= Records with drawing code =
════════════════
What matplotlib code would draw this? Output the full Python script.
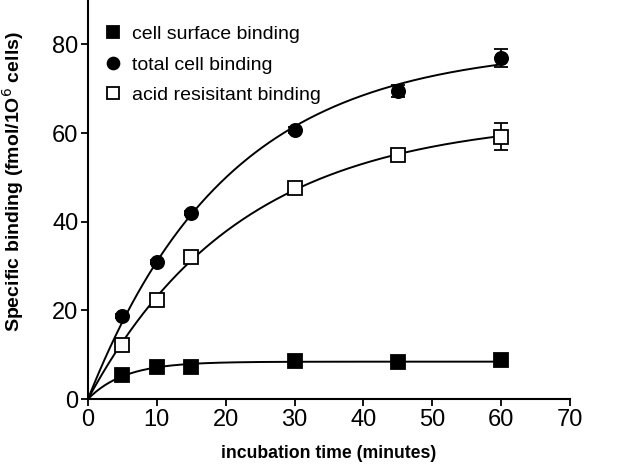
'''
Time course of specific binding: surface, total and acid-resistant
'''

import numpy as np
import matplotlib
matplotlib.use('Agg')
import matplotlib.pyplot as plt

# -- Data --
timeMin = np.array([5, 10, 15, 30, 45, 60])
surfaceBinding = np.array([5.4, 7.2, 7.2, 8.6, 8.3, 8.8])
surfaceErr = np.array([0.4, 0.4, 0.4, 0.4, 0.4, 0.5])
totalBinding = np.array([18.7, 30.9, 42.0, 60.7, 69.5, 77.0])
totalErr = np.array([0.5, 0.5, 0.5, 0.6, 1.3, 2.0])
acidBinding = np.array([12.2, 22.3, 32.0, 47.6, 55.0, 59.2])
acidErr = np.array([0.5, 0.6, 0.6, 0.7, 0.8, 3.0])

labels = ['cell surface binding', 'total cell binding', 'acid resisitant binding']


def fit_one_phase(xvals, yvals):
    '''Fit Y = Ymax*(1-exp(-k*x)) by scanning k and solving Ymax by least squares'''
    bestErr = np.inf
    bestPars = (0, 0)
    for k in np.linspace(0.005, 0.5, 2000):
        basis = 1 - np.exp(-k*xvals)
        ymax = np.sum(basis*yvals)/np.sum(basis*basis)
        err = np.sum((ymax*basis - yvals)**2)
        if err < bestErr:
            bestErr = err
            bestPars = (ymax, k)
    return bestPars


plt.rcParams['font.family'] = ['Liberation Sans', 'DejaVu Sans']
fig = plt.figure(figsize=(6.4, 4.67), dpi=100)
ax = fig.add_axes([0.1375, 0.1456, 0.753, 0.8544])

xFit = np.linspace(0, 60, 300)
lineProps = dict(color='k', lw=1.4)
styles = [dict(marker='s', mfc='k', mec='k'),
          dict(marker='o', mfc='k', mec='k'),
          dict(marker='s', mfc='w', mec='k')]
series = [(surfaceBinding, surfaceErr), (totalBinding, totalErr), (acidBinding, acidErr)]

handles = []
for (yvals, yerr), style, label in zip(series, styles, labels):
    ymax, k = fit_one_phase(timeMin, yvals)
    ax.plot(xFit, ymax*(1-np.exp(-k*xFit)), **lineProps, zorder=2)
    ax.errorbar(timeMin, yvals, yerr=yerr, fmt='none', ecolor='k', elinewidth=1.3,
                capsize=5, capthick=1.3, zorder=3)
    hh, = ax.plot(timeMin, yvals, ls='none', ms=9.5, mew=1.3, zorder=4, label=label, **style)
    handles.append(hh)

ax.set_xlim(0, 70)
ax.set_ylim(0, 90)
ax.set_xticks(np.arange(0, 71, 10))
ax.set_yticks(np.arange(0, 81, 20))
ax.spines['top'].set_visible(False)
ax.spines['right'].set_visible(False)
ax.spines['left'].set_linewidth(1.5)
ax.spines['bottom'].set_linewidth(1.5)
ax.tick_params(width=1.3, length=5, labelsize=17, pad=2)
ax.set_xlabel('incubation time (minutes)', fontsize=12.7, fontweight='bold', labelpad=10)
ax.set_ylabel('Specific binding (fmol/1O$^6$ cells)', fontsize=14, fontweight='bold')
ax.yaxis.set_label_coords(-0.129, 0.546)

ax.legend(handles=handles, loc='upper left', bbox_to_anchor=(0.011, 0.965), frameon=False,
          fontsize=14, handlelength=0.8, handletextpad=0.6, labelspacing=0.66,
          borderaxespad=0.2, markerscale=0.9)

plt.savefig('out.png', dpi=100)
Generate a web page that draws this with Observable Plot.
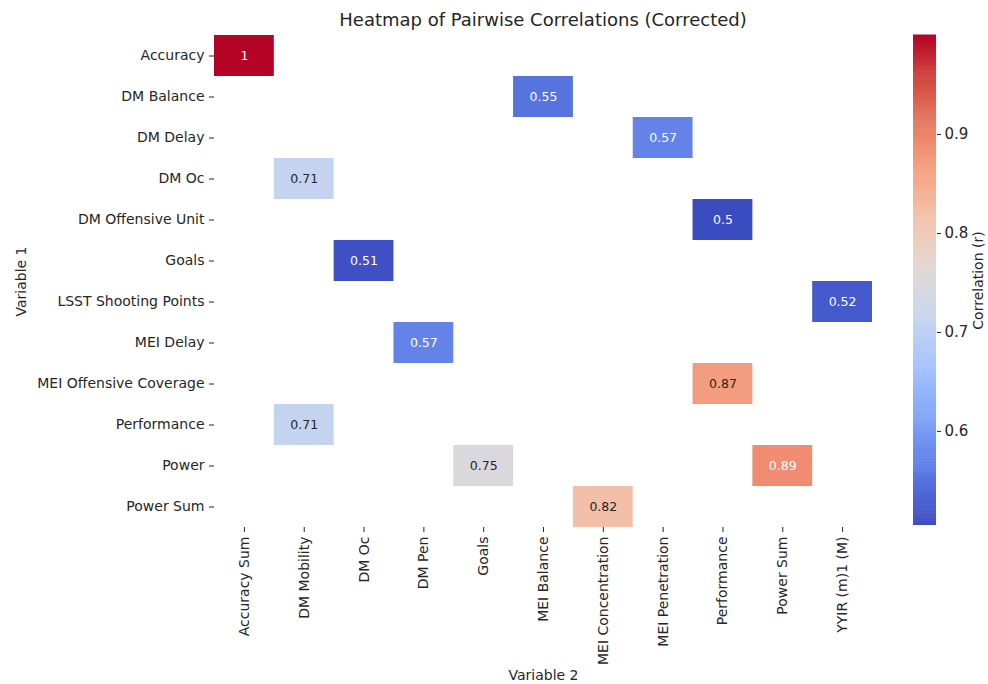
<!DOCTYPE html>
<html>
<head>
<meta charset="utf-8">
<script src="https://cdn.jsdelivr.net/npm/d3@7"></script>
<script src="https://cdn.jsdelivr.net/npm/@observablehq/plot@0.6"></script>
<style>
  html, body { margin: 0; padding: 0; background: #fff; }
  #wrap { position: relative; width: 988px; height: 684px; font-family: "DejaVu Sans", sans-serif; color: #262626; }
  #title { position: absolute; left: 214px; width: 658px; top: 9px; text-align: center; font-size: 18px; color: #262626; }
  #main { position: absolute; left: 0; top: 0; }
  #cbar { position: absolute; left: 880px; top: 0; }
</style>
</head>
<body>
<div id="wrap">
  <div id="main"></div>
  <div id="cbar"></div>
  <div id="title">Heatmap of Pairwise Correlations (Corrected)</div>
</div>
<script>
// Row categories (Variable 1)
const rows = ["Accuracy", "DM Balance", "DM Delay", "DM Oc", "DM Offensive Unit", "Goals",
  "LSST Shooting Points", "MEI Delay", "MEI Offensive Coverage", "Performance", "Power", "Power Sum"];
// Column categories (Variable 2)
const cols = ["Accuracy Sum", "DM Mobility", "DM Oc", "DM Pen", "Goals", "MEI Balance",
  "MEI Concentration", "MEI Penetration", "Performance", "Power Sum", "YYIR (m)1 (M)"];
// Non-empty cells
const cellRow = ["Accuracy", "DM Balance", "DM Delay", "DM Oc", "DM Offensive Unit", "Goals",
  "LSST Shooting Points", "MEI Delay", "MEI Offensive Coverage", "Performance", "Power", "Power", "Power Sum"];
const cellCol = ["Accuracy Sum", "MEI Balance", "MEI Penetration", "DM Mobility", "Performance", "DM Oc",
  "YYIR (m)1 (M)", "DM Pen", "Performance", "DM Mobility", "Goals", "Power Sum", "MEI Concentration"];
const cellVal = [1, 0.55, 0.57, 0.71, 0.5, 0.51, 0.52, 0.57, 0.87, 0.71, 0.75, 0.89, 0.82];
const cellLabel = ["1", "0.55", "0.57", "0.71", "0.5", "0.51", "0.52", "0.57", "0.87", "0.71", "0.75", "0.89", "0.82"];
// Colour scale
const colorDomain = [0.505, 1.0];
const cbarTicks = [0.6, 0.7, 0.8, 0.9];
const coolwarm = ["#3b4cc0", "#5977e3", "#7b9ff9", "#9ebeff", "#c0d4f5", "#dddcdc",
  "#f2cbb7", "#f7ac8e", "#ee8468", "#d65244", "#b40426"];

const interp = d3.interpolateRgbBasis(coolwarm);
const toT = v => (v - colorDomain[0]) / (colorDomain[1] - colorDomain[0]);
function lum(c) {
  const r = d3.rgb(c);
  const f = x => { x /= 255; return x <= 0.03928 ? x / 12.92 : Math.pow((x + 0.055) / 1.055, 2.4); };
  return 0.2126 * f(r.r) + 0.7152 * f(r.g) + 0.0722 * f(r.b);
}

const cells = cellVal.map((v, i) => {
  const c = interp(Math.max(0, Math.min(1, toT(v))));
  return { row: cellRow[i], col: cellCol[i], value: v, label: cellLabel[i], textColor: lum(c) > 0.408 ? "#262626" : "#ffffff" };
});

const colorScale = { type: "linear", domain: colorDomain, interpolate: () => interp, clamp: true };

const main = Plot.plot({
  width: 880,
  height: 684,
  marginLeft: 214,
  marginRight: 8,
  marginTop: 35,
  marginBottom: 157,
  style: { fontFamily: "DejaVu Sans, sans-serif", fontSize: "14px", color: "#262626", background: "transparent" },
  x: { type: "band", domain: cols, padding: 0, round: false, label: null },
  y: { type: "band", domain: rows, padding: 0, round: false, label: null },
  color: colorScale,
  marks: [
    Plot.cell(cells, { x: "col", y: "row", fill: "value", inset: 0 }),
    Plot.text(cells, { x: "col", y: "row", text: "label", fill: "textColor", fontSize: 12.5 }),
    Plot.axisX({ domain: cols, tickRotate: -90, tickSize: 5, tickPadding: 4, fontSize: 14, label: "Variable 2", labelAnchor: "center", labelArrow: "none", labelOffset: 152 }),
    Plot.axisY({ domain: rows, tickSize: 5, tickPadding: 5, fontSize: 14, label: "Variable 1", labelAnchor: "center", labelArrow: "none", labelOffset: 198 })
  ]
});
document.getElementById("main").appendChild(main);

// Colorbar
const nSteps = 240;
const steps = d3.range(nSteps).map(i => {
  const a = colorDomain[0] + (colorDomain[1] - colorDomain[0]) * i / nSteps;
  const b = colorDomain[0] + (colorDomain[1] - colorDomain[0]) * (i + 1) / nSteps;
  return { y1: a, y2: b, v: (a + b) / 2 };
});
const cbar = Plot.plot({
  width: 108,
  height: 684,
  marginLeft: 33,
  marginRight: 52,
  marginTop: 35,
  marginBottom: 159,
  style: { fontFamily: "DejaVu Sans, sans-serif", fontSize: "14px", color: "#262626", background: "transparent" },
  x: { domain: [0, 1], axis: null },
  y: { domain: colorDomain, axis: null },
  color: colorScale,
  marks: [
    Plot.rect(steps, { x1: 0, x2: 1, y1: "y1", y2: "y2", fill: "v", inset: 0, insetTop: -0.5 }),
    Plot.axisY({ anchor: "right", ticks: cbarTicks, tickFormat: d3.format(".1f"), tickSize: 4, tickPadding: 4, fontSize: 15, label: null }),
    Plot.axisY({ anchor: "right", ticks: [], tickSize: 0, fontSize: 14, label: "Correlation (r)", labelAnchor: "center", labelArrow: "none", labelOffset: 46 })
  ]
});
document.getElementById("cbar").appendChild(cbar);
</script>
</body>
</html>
════════════════
Write out the lines from the start of the material to the line with "return bestPars", inclusive and exactly. Skip the pictures.

What matplotlib code would draw this? Output the full Python script.
'''
Time course of specific binding: surface, total and acid-resistant
'''

import numpy as np
import matplotlib
matplotlib.use('Agg')
import matplotlib.pyplot as plt

# -- Data --
timeMin = np.array([5, 10, 15, 30, 45, 60])
surfaceBinding = np.array([5.4, 7.2, 7.2, 8.6, 8.3, 8.8])
surfaceErr = np.array([0.4, 0.4, 0.4, 0.4, 0.4, 0.5])
totalBinding = np.array([18.7, 30.9, 42.0, 60.7, 69.5, 77.0])
totalErr = np.array([0.5, 0.5, 0.5, 0.6, 1.3, 2.0])
acidBinding = np.array([12.2, 22.3, 32.0, 47.6, 55.0, 59.2])
acidErr = np.array([0.5, 0.6, 0.6, 0.7, 0.8, 3.0])

labels = ['cell surface binding', 'total cell binding', 'acid resisitant binding']


def fit_one_phase(xvals, yvals):
    '''Fit Y = Ymax*(1-exp(-k*x)) by scanning k and solving Ymax by least squares'''
    bestErr = np.inf
    bestPars = (0, 0)
    for k in np.linspace(0.005, 0.5, 2000):
        basis = 1 - np.exp(-k*xvals)
        ymax = np.sum(basis*yvals)/np.sum(basis*basis)
        err = np.sum((ymax*basis - yvals)**2)
        if err < bestErr:
            bestErr = err
            bestPars = (ymax, k)
    return bestPars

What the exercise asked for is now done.